Search code examples
javaandroidpdfbox

PDFBox in Android or other means to extract text from PDF on device?


My app need to process input from PDF files consisting of text (mostly). I could do the parsing on my server, but I'd prefer not to. Anyway, after exploring my options for text extraction I found PDFBox library and its port to use with Android (https://github.com/TomRoush/PdfBox-Android)

In the app I show my users a standard UI for selecting the source document through ACTION_OPEN_DOCUMENT. Then override onActivityResult to get Uri - you know, the usual stuff.

The problem is that I can't figure out how to feed it to PDFBox. Since we're not talking "files" but rather "documents" and the lib wants a real file path. If I provide it with it for a certain file, the text parsing goes okay, but it's certainly not the best practice and it can't be done for all documents out there (cloud storage etc) so instead I do this:

InputStream inputStream = getContentResolver().openInputStream(uri);

and then read it line by line so in the end I can have it all in one string.

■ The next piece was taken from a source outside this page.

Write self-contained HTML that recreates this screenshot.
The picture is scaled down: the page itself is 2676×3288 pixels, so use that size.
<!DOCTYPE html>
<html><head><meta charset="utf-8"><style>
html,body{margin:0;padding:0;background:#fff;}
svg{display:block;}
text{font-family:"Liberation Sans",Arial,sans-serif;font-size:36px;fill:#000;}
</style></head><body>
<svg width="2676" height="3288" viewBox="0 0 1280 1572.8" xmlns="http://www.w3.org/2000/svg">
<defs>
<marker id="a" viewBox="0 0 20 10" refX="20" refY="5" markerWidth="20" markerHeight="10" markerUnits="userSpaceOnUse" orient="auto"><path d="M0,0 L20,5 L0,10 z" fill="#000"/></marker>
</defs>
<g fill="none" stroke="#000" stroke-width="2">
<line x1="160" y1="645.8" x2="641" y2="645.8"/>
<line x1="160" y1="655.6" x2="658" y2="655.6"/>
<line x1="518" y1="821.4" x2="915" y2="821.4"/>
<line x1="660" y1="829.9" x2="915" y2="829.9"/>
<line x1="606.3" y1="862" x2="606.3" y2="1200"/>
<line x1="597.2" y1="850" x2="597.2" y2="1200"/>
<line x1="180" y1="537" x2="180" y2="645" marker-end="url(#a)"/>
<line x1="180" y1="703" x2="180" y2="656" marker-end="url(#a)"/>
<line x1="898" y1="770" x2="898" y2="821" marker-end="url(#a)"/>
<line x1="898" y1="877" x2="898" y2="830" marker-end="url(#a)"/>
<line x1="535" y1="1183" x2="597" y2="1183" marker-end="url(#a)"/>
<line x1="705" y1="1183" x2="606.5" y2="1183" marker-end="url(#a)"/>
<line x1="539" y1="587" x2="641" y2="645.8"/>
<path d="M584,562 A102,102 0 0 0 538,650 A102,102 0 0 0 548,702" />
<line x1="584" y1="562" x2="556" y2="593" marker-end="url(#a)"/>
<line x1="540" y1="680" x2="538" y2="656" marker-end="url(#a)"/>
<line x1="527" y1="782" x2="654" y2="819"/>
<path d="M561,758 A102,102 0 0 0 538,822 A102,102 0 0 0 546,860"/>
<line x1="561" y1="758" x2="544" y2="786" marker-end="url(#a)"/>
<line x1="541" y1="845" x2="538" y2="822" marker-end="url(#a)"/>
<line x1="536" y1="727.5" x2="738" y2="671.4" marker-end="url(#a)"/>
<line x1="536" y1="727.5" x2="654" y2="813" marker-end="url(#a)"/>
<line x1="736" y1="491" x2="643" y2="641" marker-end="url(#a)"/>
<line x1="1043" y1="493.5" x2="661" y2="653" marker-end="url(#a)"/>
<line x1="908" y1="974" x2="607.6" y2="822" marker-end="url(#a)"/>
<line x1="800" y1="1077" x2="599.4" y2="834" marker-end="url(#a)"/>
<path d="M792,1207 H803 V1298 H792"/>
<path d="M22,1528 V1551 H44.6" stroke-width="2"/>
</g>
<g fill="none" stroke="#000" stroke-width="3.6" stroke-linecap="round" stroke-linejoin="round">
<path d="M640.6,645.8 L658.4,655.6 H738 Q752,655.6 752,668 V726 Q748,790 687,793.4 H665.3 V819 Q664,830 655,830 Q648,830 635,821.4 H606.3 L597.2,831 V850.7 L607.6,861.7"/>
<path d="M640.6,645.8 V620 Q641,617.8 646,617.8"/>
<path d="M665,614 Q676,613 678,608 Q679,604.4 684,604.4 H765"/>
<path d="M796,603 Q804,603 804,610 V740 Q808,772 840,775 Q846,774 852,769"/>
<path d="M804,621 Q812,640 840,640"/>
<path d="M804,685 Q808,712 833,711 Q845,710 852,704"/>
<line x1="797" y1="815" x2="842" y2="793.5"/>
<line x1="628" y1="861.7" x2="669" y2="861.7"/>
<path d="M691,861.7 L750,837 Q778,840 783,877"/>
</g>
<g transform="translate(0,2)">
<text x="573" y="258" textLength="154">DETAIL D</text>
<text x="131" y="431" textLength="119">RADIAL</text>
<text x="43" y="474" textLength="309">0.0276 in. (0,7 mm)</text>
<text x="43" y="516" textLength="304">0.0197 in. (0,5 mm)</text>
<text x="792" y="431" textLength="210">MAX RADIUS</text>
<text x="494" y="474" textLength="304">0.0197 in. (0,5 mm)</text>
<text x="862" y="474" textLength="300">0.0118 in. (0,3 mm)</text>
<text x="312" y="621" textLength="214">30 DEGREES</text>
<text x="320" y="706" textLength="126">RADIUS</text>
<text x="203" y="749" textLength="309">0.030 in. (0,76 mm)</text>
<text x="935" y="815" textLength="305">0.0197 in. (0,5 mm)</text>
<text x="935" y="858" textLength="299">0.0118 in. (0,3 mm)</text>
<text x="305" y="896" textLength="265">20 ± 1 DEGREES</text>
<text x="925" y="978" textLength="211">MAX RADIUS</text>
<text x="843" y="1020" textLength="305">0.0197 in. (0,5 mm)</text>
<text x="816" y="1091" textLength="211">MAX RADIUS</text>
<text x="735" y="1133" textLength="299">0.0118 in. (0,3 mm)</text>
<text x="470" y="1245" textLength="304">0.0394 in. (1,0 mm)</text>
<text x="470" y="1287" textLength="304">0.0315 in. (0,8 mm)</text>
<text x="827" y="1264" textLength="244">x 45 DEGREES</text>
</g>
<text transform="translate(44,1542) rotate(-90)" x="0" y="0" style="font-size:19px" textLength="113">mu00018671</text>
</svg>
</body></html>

Obviously, it works okay.

But how to actually input this data into PDFBox to do its text extraction magic? I can't find any docs on how to do it in a scenario when I don't have the "real file path".

Maybe there are better ways now? This library is quite old.. Basically I need to extract text from PDF and do it on an Android device, not through an API call. Really stuck here.


Solution

  • I needed similar functionality for my app so I've tried solution suggested by Mike M. in comments under your question and it worked great for me (so this is really his answer – I just confirmed that it works and supplied the code). Hope it helps.

    The “magic” is actually in these two lines:

    InputStream inputStream = this.getContentResolver().openInputStream(fileUri);
    document = PDDocument.load(inputStream);
    

    But for some context (and for those who will search an answer for this problem on another occasion) here is whole example code:

    public class MainActivity extends AppCompatActivity {
    
        private static final int OPEN_FILE_REQUEST_CODE = 1;
        Intent intentOpenfile;
        Uri fileUri;
    
        TextView tvTextDisplay;
        Button bOpenFile;
    
        @Override
        protected void onCreate(Bundle savedInstanceState) {
            super.onCreate(savedInstanceState);
            setContentView(R.layout.activity_main);
    
            tvTextDisplay = findViewById(R.id.tv_text_display);
    
            PDFBoxResourceLoader.init(getApplicationContext());
    
            bOpenFile = findViewById(R.id.b_open_file);
            bOpenFile.setOnClickListener(new View.OnClickListener() {
                @Override
                public void onClick(View v) {
                    intentOpenfile = new Intent(Intent.ACTION_OPEN_DOCUMENT);
                    intentOpenfile.setType("application/pdf");
                    startActivityForResult(intentOpenfile, OPEN_FILE_REQUEST_CODE);
                }
            });
        }
    
        @Override
        protected void onActivityResult(int requestCode, int resultCode, @Nullable Intent data) {
            super.onActivityResult(requestCode, resultCode, data);
            if (requestCode == OPEN_FILE_REQUEST_CODE) {
                if(resultCode == RESULT_OK) {
                    fileUri = data.getData();
                    PDDocument document = null;
                    String parsedText = null;
                    try {
                        InputStream inputStream = this.getContentResolver().openInputStream(fileUri);
                        document = PDDocument.load(inputStream);
                    } catch (IOException e) {
                        e.printStackTrace();
                    }
    
                    try {
                        PDFTextStripper pdfStripper = new PDFTextStripper();
                        pdfStripper.setStartPage(0);
                        pdfStripper.setEndPage(1);
                        parsedText = "Parsed text: " + pdfStripper.getText(document);
                    } catch (IOException e) {
                        e.printStackTrace();
                    }finally {
                        try {
                            if (document != null) document.close();
                        } catch (IOException e) {
                            e.printStackTrace();
                        }
                    }
                    tvTextDisplay.setText(parsedText);
    
                }
            }
        }
    }